# Why does my cousin hate me SO much?



## kittyxbabe (Oct 7, 2012)

My cousin REALLY seems to hate me :/ 
Basically we used to be best friends, and we both used to go around making fun of people, some of them were her friends and her friends' friends on the Internet and I stole a few of her things. I also used to talk s*** about my friends. I called one of her friends' friends fat (that girl is now her best friend) I was about 12-14 at the time. I also used to be rude to my friends sometimes to make my other friends laugh (which again I feel really ****ty for now)

Everyone at my school knows I called that girl fat and they are judging me for it :/ I know it was rude and immature especially since I didn't even know her. She's making herself out to be so much better than I am she was almost as bad as I was in the past. i know it was wrong to take her stuff but she literally HATES me for things that happened over 3 years ago. I don't understand how someone can hate someone that much for things they did 3 ago.

She makes fun of me for having SA and having no friends because she tells everyone I used to talk s*** about my friends and sometimes be really mean to them. I don't even know why I did it :/ I guess it was to make myself feel better.

Every time her and her friends see me coming from a 1 mile radius they start laughing.

I've gotten really ugly and I guess I do deserve it because I used to call people fat all the time. 
She says things like "I'm the biggest joke," well probably because I have no hobbies because of my depression and social anxiety and she goes on and on about how I deserve to be ugly.

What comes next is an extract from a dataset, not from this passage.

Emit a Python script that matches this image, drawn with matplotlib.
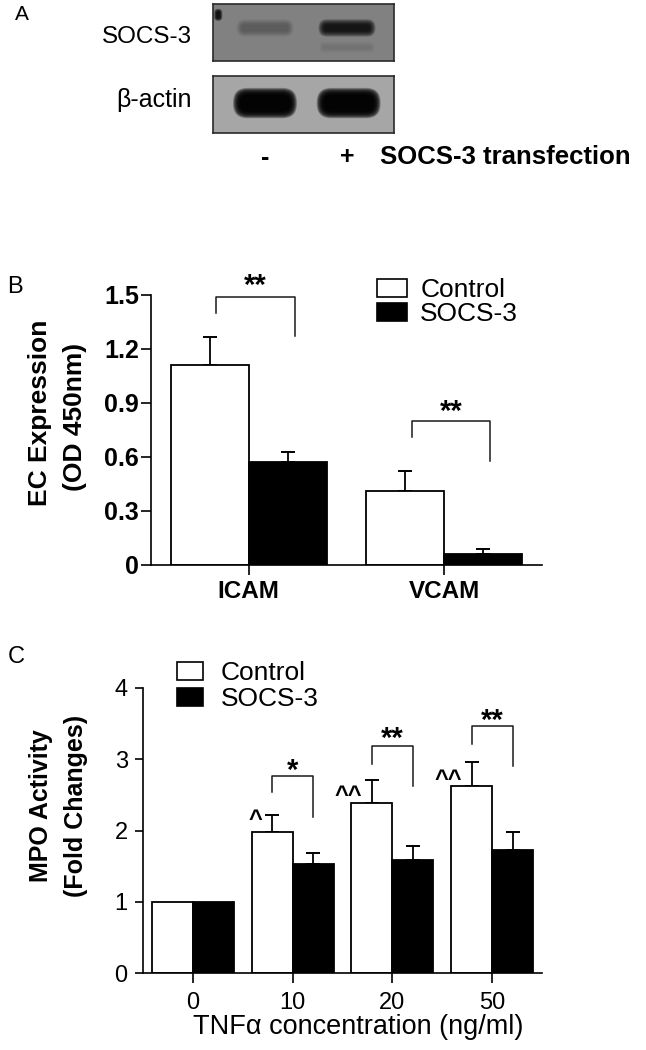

I don't even understand why she hates me so much for the past :/ She really wasn't THAT much better herself back then either. 
I'd never hold a 3 year grudge on someone unless it was something MAJOR. She literally seems to hate me. My life is bad enough without her friends laughing at me like hyenas almost every time I go outside.


----------



## Alienated (Apr 17, 2013)

Your kidding right ? You really don't want an answer to that question do you ??


----------



## kittyxbabe (Oct 7, 2012)

Alienated said:


> Your kidding right ? You really don't want an answer to that question do you ??

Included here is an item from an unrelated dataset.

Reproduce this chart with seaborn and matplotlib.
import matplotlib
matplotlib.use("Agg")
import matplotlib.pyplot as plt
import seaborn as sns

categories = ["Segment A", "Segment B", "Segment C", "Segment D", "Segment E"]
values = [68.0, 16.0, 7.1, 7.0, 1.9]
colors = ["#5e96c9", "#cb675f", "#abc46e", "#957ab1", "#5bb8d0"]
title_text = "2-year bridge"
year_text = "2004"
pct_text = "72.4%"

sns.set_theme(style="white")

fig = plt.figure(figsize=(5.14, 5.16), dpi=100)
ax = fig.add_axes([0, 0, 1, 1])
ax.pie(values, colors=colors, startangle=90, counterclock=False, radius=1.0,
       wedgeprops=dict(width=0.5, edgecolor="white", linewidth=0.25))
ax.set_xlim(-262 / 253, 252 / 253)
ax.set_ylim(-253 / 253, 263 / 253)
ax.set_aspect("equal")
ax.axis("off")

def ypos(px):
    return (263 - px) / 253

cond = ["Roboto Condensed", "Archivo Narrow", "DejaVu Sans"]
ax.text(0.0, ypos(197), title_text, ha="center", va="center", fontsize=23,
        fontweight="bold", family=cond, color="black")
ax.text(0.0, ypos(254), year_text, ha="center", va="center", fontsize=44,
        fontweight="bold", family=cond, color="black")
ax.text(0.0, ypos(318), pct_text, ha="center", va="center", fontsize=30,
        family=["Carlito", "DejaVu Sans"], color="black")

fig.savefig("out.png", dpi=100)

idk i just dont get how she hates me so much cuz of what happened 3 years ago -_-


----------



## Alienated (Apr 17, 2013)

did you ever apologize ?


----------



## kittyxbabe (Oct 7, 2012)

Alienated said:


> did you ever apologize ?


Well no but my cousin just laughed and went along when I called that girl fat -_- 
and it was 3 years ago


----------



## Alienated (Apr 17, 2013)

Why did I know the answer was no, and you would make a excuse ? Kitty if you really want to know why she still holds onto it... because she has different priorities than you... Think about that... how do really still treat her ? But be honest.


----------



## kittyxbabe (Oct 7, 2012)

Alienated said:


> Why did I know the answer was no, and you would make a excuse ? Kitty if you really want to know why she still holds onto it... because she has different priorities than you... Think about that... how do really still treat her ? But be honest.

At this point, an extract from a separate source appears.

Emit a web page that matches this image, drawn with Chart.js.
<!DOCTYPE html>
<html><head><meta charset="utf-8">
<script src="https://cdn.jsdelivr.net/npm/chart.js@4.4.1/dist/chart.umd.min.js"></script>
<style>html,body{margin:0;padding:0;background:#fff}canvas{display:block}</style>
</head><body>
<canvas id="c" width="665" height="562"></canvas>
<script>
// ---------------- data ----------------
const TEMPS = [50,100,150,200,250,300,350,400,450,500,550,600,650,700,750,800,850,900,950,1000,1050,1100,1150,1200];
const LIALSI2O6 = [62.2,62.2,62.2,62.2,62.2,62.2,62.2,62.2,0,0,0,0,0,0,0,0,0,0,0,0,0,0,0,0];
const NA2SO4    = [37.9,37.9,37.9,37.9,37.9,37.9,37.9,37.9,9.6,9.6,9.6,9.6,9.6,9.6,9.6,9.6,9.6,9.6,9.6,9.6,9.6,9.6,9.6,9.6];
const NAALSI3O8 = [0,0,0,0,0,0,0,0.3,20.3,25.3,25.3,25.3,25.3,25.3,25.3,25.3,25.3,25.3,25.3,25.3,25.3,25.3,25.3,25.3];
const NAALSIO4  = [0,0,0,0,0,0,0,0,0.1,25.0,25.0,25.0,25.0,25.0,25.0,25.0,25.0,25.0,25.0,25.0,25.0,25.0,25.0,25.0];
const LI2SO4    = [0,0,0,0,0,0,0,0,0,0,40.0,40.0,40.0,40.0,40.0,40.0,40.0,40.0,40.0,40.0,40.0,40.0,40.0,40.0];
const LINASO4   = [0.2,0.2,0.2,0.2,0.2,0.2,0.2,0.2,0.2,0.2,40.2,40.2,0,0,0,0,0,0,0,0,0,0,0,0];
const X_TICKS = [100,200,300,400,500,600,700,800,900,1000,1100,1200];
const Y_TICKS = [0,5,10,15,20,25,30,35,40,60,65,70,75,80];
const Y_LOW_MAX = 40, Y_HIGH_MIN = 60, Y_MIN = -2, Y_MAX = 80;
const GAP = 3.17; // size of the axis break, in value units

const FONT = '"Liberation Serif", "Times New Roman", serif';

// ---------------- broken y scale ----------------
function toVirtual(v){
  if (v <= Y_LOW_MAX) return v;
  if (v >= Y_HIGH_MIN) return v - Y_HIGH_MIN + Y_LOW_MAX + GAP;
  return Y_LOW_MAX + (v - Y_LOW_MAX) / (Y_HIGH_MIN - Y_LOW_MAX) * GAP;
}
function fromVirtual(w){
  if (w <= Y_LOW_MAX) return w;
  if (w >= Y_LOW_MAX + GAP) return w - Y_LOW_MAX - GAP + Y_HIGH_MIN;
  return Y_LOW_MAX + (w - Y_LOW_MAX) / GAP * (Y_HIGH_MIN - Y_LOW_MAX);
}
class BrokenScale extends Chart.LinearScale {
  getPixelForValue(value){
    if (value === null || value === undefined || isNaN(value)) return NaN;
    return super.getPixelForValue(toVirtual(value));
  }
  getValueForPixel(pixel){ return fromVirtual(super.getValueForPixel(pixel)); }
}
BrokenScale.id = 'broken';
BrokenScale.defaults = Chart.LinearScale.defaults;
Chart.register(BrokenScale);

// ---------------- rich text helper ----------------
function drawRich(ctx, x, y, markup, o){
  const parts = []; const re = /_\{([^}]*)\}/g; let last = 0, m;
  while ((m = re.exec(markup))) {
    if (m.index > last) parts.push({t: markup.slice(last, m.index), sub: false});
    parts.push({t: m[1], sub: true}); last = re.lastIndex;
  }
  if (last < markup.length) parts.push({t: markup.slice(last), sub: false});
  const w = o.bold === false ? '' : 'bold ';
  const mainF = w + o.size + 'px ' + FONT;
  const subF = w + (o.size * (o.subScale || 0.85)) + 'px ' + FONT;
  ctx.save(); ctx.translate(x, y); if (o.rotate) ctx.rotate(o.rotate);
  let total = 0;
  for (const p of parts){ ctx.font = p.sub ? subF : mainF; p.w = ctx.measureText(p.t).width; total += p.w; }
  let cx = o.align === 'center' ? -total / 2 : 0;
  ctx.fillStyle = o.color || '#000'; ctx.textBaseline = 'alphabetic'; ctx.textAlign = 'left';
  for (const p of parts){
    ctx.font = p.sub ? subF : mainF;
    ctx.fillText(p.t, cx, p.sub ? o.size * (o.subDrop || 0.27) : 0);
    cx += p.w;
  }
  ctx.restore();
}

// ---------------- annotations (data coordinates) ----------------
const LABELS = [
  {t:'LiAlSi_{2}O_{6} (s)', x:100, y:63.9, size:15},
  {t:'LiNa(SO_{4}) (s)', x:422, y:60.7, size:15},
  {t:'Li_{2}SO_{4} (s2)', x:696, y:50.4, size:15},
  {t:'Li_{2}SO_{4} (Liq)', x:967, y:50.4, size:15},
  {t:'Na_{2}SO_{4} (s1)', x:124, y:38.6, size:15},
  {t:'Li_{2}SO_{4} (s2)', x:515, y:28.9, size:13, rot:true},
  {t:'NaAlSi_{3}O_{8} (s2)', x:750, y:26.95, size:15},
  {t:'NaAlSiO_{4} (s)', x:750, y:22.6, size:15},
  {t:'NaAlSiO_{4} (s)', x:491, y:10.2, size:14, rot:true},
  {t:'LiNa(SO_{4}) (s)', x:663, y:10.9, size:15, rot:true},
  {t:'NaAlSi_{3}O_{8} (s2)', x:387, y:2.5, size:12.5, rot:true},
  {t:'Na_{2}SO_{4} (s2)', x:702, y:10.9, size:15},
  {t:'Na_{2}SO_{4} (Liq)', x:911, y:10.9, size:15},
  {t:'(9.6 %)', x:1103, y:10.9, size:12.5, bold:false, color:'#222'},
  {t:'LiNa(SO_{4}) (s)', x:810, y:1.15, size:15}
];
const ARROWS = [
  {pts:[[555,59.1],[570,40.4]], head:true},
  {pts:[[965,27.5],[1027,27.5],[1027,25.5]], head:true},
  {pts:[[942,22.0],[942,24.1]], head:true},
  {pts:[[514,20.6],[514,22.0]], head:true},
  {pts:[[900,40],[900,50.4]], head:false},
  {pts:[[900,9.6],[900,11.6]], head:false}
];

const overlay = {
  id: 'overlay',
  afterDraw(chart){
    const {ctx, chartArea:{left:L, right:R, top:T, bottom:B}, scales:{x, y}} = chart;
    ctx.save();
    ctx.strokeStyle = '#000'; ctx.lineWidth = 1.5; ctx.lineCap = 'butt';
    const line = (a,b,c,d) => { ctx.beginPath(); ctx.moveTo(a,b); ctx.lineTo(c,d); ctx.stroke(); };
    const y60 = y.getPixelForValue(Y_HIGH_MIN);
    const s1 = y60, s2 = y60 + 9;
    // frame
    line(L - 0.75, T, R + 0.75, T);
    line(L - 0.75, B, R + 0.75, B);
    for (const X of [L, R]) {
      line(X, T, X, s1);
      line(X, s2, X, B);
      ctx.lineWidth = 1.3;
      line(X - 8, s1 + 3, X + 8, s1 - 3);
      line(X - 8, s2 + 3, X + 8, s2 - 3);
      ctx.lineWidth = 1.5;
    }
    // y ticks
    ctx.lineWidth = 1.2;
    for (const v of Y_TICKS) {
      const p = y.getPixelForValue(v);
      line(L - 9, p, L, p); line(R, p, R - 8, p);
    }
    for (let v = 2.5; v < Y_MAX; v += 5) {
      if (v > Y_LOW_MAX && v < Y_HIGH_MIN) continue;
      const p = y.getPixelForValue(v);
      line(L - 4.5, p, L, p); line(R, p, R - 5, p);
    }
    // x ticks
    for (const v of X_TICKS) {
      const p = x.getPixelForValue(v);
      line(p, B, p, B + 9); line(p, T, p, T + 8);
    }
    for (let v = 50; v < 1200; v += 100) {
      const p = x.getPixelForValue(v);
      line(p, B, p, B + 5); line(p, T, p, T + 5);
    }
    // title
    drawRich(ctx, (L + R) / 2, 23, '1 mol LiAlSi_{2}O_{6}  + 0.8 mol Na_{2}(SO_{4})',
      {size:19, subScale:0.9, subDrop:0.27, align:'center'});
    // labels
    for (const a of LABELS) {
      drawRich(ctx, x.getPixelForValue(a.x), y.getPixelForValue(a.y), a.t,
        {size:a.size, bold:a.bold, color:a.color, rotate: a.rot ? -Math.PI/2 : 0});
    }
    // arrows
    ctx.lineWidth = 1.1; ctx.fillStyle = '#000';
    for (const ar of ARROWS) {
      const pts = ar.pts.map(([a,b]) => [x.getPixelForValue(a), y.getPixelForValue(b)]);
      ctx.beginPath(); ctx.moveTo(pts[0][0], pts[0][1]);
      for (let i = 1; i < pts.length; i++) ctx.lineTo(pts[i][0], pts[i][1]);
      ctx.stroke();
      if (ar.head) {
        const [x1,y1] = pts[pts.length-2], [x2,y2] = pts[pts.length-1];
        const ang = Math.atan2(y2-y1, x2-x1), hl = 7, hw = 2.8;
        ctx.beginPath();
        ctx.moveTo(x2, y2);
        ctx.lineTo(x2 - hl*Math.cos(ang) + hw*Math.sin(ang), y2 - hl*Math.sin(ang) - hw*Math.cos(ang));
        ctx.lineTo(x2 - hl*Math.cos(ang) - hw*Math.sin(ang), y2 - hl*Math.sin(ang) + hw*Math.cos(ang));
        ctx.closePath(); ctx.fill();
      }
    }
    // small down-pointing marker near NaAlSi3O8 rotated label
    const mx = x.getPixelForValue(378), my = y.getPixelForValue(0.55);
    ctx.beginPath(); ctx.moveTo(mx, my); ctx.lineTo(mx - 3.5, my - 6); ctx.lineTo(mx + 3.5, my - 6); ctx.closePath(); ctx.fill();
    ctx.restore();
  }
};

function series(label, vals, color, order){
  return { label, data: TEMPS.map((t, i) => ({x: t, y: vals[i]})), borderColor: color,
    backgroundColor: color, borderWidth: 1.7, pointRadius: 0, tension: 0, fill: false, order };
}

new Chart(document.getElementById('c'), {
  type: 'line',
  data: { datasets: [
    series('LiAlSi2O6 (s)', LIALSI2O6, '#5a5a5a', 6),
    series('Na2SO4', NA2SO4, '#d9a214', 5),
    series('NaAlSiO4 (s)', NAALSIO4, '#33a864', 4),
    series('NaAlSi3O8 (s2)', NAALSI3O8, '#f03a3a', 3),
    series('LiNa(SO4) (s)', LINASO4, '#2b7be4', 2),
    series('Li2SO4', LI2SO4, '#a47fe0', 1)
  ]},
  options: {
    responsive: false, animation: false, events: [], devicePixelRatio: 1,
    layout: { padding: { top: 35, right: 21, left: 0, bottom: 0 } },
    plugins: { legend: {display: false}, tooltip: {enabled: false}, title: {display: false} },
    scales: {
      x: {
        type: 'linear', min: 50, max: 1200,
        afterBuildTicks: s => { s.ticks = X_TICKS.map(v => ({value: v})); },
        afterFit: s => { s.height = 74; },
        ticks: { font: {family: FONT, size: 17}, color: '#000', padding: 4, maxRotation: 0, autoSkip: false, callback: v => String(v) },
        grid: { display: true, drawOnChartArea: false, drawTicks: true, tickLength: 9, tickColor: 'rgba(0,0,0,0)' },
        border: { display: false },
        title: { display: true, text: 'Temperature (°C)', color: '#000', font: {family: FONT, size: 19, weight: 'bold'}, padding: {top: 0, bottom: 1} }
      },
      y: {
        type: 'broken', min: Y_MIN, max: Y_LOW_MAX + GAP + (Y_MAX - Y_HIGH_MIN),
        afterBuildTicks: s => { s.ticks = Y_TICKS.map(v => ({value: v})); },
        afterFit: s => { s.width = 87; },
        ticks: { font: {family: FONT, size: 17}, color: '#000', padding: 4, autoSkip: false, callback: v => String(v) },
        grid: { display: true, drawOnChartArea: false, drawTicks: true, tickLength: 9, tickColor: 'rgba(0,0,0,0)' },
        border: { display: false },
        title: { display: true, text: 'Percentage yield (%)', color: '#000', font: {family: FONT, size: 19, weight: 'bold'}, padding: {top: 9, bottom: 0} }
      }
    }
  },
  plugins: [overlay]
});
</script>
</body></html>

I don't do or say anything to her. She literally seems to hate me, thinks it's funny that I have no friends and I'm ugly af now. But whenever she sees me she starts laughing like a hyena just to make sure I will hear her and starts saying 'hahahaha she has no friends."


----------



## kittyxbabe (Oct 7, 2012)

likeaspacemonkey said:


> I can totally see holding a 3 year grudge over seemingly dumb ****. Sometimes seemingly dumb stuff is actually important. Also, a that age, 14-15 years old people change a ****load. The whole thing about teens being dicks is sort of true, everyone goes through that. And people, and in this case in particular, teens, love stepping on the weak one's head. Maybe she sees you as pathetic (and please don't take offense, I'm not saying you are, at all; but people do tend to see shy people as pathetic) and wants to be cool by being a ***** towards you.
> 
> You don't say what the transition was like. You just say you used to say stuff about her friends, and that now she's a real *****. What happened in the middle? You had a big fight? You slowly stopped hanging out?


No it's stupid i got mad at her for running away with my bike, and then I made a loud stomping noise chasing after her because I was tired and annoyed and then she was like "calm down." and that kind of made me mad being told to calm down I guess so I went home, packed up my bags and left :/ and idk we never spoke after that so it wasn't even a big fight :/


----------